Task statement - Images are not part of the copy; write out the rest of the data exactly as given.

[BEGIN]

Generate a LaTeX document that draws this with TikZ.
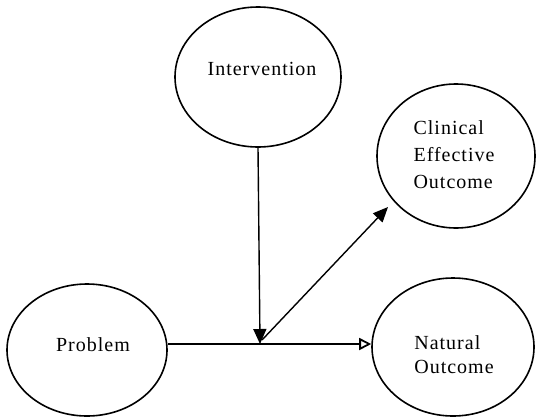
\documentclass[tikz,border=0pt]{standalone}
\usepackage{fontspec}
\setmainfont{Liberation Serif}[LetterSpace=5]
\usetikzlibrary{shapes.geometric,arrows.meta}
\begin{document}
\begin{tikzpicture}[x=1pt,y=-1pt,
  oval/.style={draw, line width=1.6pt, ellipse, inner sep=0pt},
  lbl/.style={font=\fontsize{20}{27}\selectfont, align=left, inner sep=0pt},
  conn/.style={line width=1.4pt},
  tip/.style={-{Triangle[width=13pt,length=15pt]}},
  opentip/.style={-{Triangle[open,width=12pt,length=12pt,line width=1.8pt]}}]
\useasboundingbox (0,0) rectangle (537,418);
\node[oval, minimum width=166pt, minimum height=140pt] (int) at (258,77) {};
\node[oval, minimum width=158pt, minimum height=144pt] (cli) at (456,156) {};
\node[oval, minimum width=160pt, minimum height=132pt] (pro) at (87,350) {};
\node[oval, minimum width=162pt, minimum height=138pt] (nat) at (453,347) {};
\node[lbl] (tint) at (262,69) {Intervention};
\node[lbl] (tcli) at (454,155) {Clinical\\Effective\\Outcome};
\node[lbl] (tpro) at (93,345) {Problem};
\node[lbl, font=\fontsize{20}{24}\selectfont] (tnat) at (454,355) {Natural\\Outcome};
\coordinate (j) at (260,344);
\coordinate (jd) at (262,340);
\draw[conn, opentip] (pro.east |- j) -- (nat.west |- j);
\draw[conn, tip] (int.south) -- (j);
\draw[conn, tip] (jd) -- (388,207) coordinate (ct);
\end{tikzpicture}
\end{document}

[END]

Expected answer -
Generate a LaTeX document that draws this with TikZ.
\documentclass[tikz,border=0pt]{standalone}
\usepackage{fontspec}
\setmainfont{Liberation Serif}[LetterSpace=5]
\usetikzlibrary{shapes.geometric,arrows.meta}
\begin{document}
\begin{tikzpicture}[x=1pt,y=-1pt,
  oval/.style={draw, line width=1.6pt, ellipse, inner sep=0pt},
  lbl/.style={font=\fontsize{20}{27}\selectfont, align=left, inner sep=0pt},
  conn/.style={line width=1.4pt},
  tip/.style={-{Triangle[width=13pt,length=15pt]}},
  opentip/.style={-{Triangle[open,width=12pt,length=12pt,line width=1.8pt]}}]
\useasboundingbox (0,0) rectangle (537,418);
\node[oval, minimum width=166pt, minimum height=140pt] (int) at (258,77) {};
\node[oval, minimum width=158pt, minimum height=144pt] (cli) at (456,156) {};
\node[oval, minimum width=160pt, minimum height=132pt] (pro) at (87,350) {};
\node[oval, minimum width=162pt, minimum height=138pt] (nat) at (453,347) {};
\node[lbl] (tint) at (262,69) {Intervention};
\node[lbl] (tcli) at (454,155) {Clinical\\Effective\\Outcome};
\node[lbl] (tpro) at (93,345) {Problem};
\node[lbl, font=\fontsize{20}{24}\selectfont] (tnat) at (454,355) {Natural\\Outcome};
\coordinate (j) at (260,344);
\coordinate (jd) at (262,340);
\draw[conn, opentip] (pro.east |- j) -- (nat.west |- j);
\draw[conn, tip] (int.south) -- (j);
\draw[conn, tip] (jd) -- (388,207) coordinate (ct);
\end{tikzpicture}
\end{document}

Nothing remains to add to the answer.